### [Problem details]
Begin with the first line and repeat exactly through the line containing "const chart = echarts.init(document.getElementById('chart'));"; leave every image out.

----------

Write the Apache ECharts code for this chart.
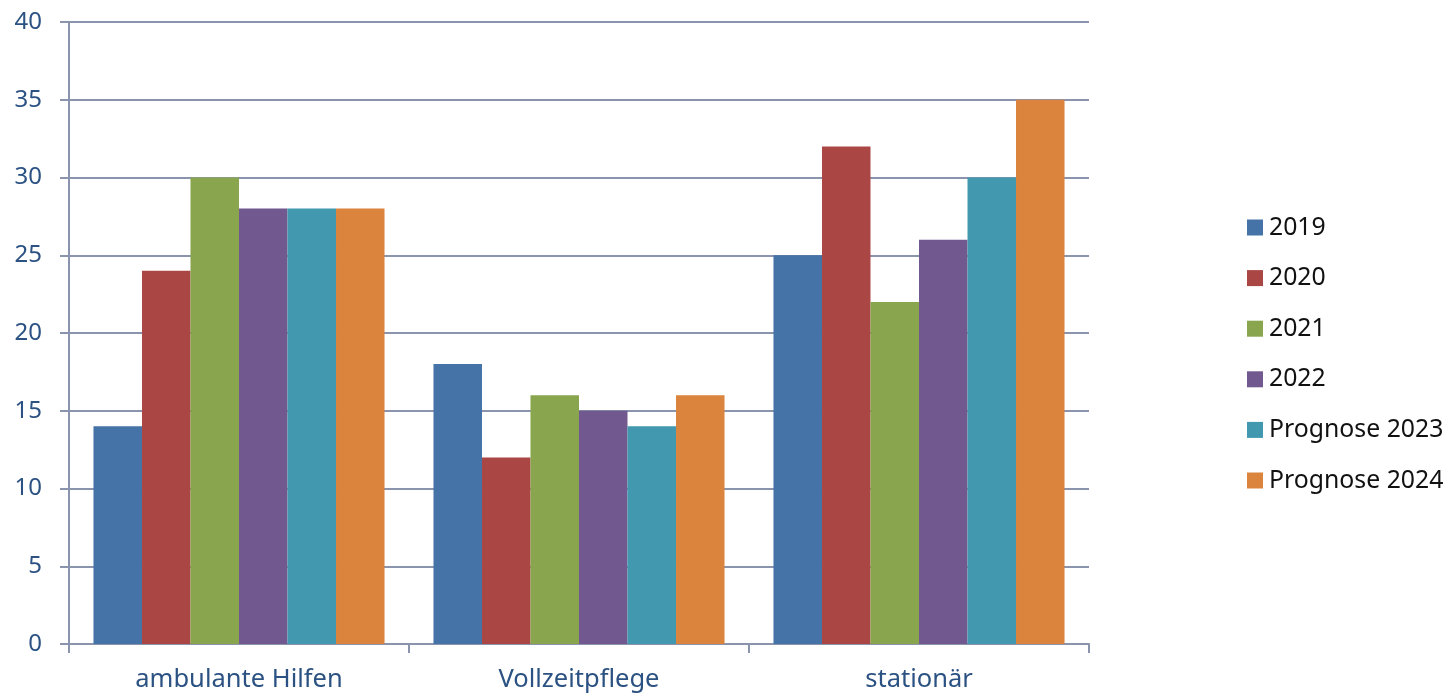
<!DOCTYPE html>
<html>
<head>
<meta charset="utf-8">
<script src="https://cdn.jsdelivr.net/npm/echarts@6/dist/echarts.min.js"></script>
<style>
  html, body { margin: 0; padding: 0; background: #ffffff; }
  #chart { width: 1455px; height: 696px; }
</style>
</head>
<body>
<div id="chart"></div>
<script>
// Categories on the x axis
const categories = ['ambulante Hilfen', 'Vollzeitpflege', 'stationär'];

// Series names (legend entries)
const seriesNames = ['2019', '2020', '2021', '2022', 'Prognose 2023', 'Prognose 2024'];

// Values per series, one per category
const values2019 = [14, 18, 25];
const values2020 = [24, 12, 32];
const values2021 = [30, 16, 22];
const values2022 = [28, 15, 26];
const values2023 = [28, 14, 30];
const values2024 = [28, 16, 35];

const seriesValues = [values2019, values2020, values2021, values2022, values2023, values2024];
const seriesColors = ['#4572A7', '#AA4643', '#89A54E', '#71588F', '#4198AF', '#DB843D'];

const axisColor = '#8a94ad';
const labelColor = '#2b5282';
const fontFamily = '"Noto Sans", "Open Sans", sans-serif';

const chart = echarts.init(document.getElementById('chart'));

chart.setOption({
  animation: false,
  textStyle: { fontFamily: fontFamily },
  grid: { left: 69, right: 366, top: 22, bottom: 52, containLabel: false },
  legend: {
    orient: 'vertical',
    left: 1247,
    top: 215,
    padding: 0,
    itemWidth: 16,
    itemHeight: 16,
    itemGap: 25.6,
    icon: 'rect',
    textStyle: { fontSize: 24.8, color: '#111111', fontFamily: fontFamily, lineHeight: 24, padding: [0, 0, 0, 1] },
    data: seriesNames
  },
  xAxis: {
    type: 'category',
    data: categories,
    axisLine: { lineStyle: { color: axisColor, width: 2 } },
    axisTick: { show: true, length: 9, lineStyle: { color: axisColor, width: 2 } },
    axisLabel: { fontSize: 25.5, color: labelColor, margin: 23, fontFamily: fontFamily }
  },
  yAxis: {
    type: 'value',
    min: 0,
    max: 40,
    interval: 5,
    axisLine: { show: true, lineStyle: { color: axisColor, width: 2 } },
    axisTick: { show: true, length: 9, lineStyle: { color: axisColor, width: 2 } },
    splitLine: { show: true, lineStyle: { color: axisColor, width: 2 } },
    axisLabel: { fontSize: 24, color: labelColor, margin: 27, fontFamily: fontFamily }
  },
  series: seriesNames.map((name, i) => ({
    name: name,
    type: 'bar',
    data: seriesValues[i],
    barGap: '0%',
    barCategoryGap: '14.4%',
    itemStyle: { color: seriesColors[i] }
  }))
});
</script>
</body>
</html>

----------

### [Output below]
Write the Apache ECharts code for this chart.
<!DOCTYPE html>
<html>
<head>
<meta charset="utf-8">
<script src="https://cdn.jsdelivr.net/npm/echarts@6/dist/echarts.min.js"></script>
<style>
  html, body { margin: 0; padding: 0; background: #ffffff; }
  #chart { width: 1455px; height: 696px; }
</style>
</head>
<body>
<div id="chart"></div>
<script>
// Categories on the x axis
const categories = ['ambulante Hilfen', 'Vollzeitpflege', 'stationär'];

// Series names (legend entries)
const seriesNames = ['2019', '2020', '2021', '2022', 'Prognose 2023', 'Prognose 2024'];

// Values per series, one per category
const values2019 = [14, 18, 25];
const values2020 = [24, 12, 32];
const values2021 = [30, 16, 22];
const values2022 = [28, 15, 26];
const values2023 = [28, 14, 30];
const values2024 = [28, 16, 35];

const seriesValues = [values2019, values2020, values2021, values2022, values2023, values2024];
const seriesColors = ['#4572A7', '#AA4643', '#89A54E', '#71588F', '#4198AF', '#DB843D'];

const axisColor = '#8a94ad';
const labelColor = '#2b5282';
const fontFamily = '"Noto Sans", "Open Sans", sans-serif';

const chart = echarts.init(document.getElementById('chart'));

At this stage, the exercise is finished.